Cette argumentation a été suivie par le Tribunal administratif fédéral qui renvoie maintenant le dossier à l'Office fédéral des transports. Le mandat est clair: il est possible de définir le trafic marchandises intérieur et le trafic transfrontalier comme deux branches différentes mais dans les deux cas, il faut verser des salaires suisses en Suisse. «Pour nous les choses sont claires: l'OFT doit se baser sur les conventions collectives de travail existantes et fixer les salaires d'usage dans la branche en conséquence», souligne la vice-présidente du SEV Barbara Spalinger, responsable du service juridique du syndicat. L'OFT a en fait déjà procédé de cette manière lorsqu'il a défini les pratiques d'usage dans la branche our les chauffeurs de bus.

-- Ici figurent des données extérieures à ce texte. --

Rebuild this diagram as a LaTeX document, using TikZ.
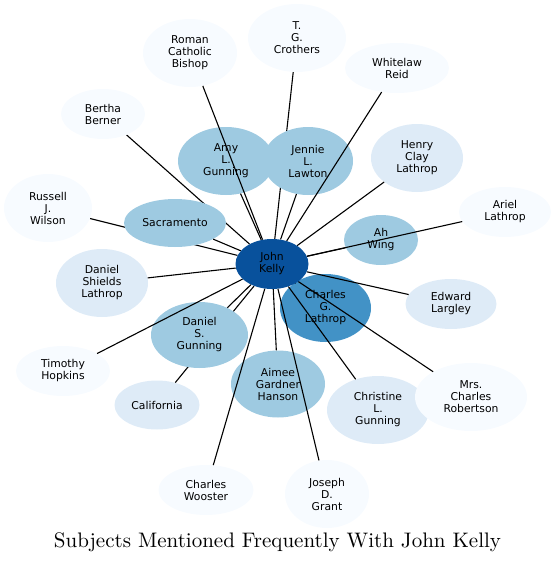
\documentclass[tikz,border=0pt]{standalone}
\usepackage{fontspec}
\newfontfamily\labelfont{DejaVu Sans}
\newfontfamily\titlefont{lmroman10-regular}[Extension=.otf]
\usepackage{xcolor}
\usetikzlibrary{shapes.geometric}
\definecolor{bluedark}{HTML}{08519C}
\definecolor{bluemid}{HTML}{4292C6}
\definecolor{bluelight}{HTML}{9ECAE1}
\definecolor{bluepale}{HTML}{DEEBF7}
\definecolor{bluefaint}{HTML}{F7FBFF}
\pgfdeclarelayer{background}
\pgfdeclarelayer{front}
\pgfsetlayers{background,main,front}

\begin{document}
\begin{tikzpicture}[x=1pt, y=-1pt,
  subject/.style={ellipse, inner sep=0pt, align=center,
    font=\labelfont\fontsize{10.8}{12}\selectfont},
  tall/.style={minimum height=68pt},
  flat/.style={minimum height=50pt},
  link/.style={line width=1.1pt}]
\useasboundingbox (0,0) rectangle (555,563);

\begin{pgfonlayer}{front}
\node[subject, fill=bluedark, minimum width=73pt, flat] (kelly) at (272,264) {John\\Kelly};
\end{pgfonlayer}

\node[subject, fill=bluefaint, minimum width=94pt, tall] (roman) at (190,53) {Roman\\Catholic\\Bishop};
\node[subject, fill=bluefaint, minimum width=98pt, tall] (crothers) at (297,38) {T.\\G.\\Crothers};
\node[subject, fill=bluefaint, minimum width=104pt, flat] (whitelaw) at (397,68) {Whitelaw\\Reid};
\node[subject, fill=bluefaint, minimum width=84pt, flat] (bertha) at (103,114) {Bertha\\Berner};
\node[subject, fill=bluelight, minimum width=96pt, tall] (amy) at (226,161) {Amy\\L.\\Gunning};
\node[subject, fill=bluelight, minimum width=90pt, tall] (jennie) at (308,161) {Jennie\\L.\\Lawton};
\node[subject, fill=bluepale, minimum width=92pt, tall] (henry) at (417,158) {Henry\\Clay\\Lathrop};
\node[subject, fill=bluefaint, minimum width=88pt, tall] (russell) at (48,208) {Russell\\J.\\Wilson};
\node[subject, fill=bluelight, minimum width=102pt, minimum height=48pt] (sacramento) at (175,223) {Sacramento};
\node[subject, fill=bluefaint, minimum width=92pt, flat] (ariel) at (505,212) {Ariel\\Lathrop};
\node[subject, fill=bluelight, minimum width=74pt, flat] (ahwing) at (381,240) {Ah\\Wing};
\node[subject, fill=bluepale, minimum width=92pt, tall] (shields) at (102,283) {Daniel\\Shields\\Lathrop};
\node[subject, fill=bluepale, minimum width=91pt, flat] (edward) at (451,304) {Edward\\Largley};
\node[subject, fill=bluemid, minimum width=91pt, tall] (charlesg) at (325.5,308) {Charles\\G.\\Lathrop};
\node[subject, fill=bluefaint, minimum width=94pt, flat] (timothy) at (63,371) {Timothy\\Hopkins};
\node[subject, fill=bluelight, minimum width=97pt, minimum height=66pt] (daniels) at (199.5,335) {Daniel\\S.\\Gunning};
\node[subject, fill=bluepale, minimum width=85pt, minimum height=49pt] (california) at (157,405) {California};
\node[subject, fill=bluelight, minimum width=94pt, minimum height=67pt] (aimee) at (278,384) {Aimee\\Gardner\\Hanson};
\node[subject, fill=bluepale, minimum width=102pt, tall] (christine) at (378,410) {Christine\\L.\\Gunning};
\node[subject, fill=bluefaint, minimum width=112pt, tall] (robertson) at (471,397) {Mrs.\\Charles\\Robertson};
\node[subject, fill=bluefaint, minimum width=95pt, flat] (wooster) at (206,490) {Charles\\Wooster};
\node[subject, fill=bluefaint, minimum width=84pt, tall] (joseph) at (327,494) {Joseph\\D.\\Grant};

% links hidden behind other subjects
\begin{pgfonlayer}{background}
\draw[link] (kelly) -- (russell);
\draw[link] (kelly) -- (bertha);
\draw[link] (kelly) -- (crothers);
\draw[link] (kelly) -- (california);
\end{pgfonlayer}

\draw[link] (kelly) -- (roman);
\draw[link] (kelly) -- (whitelaw);
\draw[link] (kelly) -- (amy);
\draw[link] (kelly) -- (jennie);
\draw[link] (kelly) -- (henry);
\draw[link] (kelly) -- (sacramento);
\draw[link] (kelly) -- (ariel);
\draw[link] (kelly) -- (ahwing);
\draw[link] (kelly) -- (shields);
\draw[link] (kelly) -- (edward);
\draw[link] (kelly) -- (charlesg);
\draw[link] (kelly) -- (timothy);
\draw[link] (kelly) -- (daniels);
\draw[link] (kelly) -- (aimee);
\draw[link] (kelly) -- (christine);
\draw[link] (kelly) -- (robertson);
\draw[link] (kelly) -- (wooster);
\draw[link] (kelly) -- (joseph);

\node[anchor=base, font=\titlefont\fontsize{21}{25}\selectfont] (title) at (277.5,547.5) {Subjects Mentioned Frequently With John Kelly};
\end{tikzpicture}
\end{document}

Le jugement du Tribunal administratif fédéral est un succès pour l'ensemble du SEV: au congrès en mai dernier, la base s'était engagée au cours d'une action retentissante lorsque le directeur de l'OFT Peter Füglistaler s'est exprimé sur ce sujet. En effet, lorsqu'il s'est rendu sur le podium afin de faire son discours, les centaines de délégués se sont levés pour enfiler une veste de pluie afin de dire au chef de l'OFT: «Ne nous laissez pas sous la pluie!»